**Your task**
Give again only those lines from the start of the entries through the line holding "import seaborn as sns", leaving them as they are.

**Extracted entries**

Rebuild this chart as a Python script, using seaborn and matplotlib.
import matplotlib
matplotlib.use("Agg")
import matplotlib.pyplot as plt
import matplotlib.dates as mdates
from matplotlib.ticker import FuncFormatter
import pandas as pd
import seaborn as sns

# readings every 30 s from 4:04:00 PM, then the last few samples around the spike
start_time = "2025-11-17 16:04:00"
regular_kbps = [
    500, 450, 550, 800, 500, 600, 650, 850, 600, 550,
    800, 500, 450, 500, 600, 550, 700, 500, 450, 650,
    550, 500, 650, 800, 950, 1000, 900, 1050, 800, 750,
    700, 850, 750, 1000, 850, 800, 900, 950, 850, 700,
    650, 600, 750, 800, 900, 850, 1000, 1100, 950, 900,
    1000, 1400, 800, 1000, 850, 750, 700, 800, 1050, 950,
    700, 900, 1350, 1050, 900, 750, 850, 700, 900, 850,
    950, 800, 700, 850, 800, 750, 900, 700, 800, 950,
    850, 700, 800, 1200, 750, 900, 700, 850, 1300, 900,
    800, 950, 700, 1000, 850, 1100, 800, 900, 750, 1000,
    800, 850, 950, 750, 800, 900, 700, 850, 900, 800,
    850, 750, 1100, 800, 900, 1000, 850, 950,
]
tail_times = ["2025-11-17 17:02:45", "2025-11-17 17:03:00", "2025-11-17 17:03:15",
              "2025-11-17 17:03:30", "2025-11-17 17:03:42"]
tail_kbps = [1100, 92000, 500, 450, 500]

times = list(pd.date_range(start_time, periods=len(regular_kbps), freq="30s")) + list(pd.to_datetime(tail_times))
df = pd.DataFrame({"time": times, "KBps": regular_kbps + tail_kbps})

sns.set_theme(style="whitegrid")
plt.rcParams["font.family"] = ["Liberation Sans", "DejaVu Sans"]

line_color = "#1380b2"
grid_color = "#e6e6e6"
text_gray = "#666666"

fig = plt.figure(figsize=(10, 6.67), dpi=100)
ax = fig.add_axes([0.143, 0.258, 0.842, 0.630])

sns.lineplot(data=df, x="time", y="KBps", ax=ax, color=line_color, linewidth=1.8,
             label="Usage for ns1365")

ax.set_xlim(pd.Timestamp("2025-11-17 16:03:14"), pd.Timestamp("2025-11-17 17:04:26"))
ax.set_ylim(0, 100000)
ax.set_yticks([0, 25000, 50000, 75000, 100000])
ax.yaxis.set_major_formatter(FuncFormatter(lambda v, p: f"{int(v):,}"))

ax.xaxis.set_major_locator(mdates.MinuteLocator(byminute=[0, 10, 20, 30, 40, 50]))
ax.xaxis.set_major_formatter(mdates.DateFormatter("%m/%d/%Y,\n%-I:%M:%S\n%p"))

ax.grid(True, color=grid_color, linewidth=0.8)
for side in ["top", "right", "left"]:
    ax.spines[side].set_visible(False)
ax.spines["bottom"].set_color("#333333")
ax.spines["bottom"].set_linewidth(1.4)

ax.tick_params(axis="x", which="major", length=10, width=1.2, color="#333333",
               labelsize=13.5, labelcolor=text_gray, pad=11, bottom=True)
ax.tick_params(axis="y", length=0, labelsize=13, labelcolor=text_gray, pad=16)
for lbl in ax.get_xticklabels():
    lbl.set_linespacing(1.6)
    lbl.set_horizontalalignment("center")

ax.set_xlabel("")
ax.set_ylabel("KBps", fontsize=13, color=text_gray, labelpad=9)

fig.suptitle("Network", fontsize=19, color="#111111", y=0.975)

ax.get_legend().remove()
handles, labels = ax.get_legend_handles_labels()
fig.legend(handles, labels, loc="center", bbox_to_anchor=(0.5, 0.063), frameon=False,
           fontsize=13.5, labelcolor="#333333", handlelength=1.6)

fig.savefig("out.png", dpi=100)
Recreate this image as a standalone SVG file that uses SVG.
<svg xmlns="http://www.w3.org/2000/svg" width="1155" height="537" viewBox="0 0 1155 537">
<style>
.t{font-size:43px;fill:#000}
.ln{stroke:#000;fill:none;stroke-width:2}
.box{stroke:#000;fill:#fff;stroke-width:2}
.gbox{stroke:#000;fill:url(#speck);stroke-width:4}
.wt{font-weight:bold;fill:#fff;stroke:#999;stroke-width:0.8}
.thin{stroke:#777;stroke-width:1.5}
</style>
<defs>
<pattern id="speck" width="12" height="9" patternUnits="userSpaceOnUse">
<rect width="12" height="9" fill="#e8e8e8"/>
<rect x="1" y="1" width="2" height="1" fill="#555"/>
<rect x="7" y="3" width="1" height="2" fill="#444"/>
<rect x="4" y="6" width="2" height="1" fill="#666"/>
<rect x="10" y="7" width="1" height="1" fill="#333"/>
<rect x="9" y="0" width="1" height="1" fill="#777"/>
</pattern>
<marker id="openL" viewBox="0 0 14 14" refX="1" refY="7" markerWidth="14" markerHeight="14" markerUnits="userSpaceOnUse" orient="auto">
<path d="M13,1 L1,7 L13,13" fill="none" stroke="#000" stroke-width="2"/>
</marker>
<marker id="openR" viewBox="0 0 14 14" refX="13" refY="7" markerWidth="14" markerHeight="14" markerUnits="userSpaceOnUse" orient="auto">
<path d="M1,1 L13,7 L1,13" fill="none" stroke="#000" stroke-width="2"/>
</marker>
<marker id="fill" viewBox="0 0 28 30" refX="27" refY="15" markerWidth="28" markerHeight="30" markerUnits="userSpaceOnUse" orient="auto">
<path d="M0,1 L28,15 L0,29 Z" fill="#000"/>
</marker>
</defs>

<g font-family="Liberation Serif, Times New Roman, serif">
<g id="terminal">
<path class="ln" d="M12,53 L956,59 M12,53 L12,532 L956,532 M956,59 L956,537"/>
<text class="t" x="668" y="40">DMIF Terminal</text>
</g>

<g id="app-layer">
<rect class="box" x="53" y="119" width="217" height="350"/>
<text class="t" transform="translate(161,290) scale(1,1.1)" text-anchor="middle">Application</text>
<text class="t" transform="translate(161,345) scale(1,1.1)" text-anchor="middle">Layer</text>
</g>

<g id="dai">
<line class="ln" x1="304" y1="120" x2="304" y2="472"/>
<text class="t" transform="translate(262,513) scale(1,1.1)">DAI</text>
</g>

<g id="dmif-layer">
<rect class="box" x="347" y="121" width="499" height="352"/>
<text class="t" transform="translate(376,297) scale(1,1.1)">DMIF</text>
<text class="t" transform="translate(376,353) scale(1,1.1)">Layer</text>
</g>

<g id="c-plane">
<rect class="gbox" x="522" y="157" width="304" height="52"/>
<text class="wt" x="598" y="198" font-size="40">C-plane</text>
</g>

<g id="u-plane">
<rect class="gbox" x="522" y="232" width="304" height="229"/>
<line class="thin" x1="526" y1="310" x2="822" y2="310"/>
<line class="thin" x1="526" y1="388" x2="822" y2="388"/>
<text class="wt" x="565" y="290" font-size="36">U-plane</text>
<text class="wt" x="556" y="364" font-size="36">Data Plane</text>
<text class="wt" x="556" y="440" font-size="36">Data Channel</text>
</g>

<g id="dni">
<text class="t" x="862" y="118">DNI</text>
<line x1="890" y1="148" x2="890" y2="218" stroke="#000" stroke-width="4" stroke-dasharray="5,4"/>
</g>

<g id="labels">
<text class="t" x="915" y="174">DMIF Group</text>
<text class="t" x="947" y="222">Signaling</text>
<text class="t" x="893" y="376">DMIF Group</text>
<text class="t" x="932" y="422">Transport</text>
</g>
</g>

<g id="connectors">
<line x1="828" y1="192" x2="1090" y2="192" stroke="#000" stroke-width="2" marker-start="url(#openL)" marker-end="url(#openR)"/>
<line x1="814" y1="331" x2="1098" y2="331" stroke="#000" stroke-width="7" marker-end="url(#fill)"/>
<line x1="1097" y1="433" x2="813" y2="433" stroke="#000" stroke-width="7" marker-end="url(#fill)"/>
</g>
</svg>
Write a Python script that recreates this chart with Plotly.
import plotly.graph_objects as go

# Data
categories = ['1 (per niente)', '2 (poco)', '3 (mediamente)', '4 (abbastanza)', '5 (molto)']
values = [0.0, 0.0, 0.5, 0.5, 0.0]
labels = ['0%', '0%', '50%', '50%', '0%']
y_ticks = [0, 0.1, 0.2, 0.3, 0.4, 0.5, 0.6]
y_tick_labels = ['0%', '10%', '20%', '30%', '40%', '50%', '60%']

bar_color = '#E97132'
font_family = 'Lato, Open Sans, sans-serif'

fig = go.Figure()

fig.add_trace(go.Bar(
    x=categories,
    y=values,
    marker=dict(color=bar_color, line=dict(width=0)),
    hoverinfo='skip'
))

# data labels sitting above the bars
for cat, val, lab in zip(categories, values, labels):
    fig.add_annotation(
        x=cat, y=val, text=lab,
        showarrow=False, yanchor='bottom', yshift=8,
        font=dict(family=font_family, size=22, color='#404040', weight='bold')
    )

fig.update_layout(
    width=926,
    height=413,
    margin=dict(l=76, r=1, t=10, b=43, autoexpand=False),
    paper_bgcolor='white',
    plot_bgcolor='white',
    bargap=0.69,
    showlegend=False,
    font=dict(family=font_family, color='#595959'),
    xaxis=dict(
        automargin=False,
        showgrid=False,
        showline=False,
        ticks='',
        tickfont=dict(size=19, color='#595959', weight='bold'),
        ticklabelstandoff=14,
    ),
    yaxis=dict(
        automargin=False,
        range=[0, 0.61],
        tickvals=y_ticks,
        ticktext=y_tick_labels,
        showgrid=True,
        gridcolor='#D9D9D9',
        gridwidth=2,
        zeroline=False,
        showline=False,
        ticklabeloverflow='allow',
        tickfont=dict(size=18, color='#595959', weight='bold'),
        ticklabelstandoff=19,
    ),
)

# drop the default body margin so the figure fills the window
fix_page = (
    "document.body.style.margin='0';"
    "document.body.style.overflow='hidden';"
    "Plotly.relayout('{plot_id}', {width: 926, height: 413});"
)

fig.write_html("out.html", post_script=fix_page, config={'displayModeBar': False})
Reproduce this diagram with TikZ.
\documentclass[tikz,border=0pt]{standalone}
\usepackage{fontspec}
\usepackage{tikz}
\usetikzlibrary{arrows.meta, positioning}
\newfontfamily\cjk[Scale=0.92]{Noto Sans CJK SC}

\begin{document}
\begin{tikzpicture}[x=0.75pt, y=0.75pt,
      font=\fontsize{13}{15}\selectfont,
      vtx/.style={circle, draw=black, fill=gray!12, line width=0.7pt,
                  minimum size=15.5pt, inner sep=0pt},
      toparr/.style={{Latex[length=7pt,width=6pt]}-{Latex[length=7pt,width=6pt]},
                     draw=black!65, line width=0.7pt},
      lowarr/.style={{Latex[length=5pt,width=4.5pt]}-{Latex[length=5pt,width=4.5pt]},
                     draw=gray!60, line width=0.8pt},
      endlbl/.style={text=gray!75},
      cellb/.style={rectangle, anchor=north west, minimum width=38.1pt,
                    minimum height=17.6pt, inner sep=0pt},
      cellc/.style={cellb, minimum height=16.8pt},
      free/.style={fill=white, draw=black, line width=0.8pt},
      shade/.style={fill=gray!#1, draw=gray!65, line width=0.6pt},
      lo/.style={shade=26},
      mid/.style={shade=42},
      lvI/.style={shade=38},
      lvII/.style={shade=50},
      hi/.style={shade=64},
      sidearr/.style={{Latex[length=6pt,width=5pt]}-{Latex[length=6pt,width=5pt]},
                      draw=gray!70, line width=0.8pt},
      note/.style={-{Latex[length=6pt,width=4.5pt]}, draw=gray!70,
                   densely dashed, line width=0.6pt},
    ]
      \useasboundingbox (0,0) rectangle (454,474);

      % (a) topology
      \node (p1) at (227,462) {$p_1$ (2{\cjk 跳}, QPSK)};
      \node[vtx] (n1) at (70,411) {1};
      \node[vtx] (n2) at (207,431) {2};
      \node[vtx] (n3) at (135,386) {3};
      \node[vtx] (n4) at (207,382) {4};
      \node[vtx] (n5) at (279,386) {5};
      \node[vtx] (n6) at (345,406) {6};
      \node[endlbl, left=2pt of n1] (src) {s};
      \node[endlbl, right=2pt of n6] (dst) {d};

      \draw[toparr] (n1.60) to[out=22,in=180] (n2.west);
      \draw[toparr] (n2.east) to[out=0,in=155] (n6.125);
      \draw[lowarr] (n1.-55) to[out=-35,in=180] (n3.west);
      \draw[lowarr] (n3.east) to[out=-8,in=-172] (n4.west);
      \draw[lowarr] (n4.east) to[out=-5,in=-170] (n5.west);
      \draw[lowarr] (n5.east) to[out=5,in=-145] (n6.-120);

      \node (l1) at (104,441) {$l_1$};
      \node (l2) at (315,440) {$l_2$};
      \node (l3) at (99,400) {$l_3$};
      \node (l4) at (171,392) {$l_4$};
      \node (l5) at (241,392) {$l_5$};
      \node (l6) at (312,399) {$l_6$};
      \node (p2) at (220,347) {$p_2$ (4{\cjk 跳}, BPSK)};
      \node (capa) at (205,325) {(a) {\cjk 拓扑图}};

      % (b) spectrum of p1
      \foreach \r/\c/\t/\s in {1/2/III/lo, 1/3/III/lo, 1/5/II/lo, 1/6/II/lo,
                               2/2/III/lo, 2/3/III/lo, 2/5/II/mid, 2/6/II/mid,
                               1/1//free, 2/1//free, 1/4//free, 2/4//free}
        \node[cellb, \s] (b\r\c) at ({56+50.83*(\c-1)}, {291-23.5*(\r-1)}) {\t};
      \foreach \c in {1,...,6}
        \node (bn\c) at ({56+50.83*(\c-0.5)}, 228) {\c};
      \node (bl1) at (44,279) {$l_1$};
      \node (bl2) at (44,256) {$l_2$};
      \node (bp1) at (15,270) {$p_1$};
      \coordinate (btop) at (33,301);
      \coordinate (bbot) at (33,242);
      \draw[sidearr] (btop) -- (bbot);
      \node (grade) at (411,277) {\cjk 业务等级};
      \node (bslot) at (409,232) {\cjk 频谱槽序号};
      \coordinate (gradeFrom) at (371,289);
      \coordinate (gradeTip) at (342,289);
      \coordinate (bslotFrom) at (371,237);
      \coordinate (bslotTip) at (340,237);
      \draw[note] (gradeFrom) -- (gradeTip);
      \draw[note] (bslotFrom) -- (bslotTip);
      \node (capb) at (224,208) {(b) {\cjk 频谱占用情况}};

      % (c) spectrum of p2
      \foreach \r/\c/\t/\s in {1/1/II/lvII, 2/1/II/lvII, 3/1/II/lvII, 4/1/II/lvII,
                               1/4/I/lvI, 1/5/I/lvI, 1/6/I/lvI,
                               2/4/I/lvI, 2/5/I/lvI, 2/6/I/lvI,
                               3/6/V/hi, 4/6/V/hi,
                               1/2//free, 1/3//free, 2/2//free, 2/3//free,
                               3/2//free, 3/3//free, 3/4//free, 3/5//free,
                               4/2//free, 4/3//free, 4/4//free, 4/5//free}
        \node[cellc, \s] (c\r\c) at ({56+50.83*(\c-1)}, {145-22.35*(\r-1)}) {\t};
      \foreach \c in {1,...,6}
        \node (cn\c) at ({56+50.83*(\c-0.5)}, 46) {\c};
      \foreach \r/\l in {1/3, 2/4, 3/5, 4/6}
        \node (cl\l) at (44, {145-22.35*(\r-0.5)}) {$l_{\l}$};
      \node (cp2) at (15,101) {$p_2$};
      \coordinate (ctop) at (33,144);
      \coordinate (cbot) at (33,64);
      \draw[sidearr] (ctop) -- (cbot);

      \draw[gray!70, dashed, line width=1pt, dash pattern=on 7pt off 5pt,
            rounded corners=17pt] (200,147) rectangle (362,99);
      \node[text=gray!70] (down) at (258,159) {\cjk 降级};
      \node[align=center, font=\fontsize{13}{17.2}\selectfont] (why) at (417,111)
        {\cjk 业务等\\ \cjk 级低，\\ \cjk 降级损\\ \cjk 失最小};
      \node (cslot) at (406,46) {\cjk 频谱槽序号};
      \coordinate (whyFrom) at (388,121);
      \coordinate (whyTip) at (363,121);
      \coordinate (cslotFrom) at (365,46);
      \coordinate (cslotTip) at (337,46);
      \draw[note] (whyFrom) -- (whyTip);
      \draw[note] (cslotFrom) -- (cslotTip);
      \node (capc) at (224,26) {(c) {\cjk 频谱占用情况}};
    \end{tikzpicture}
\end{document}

**Written solution**
Rebuild this chart as a Python script, using seaborn and matplotlib.
import matplotlib
matplotlib.use("Agg")
import matplotlib.pyplot as plt
import matplotlib.dates as mdates
from matplotlib.ticker import FuncFormatter
import pandas as pd
import seaborn as sns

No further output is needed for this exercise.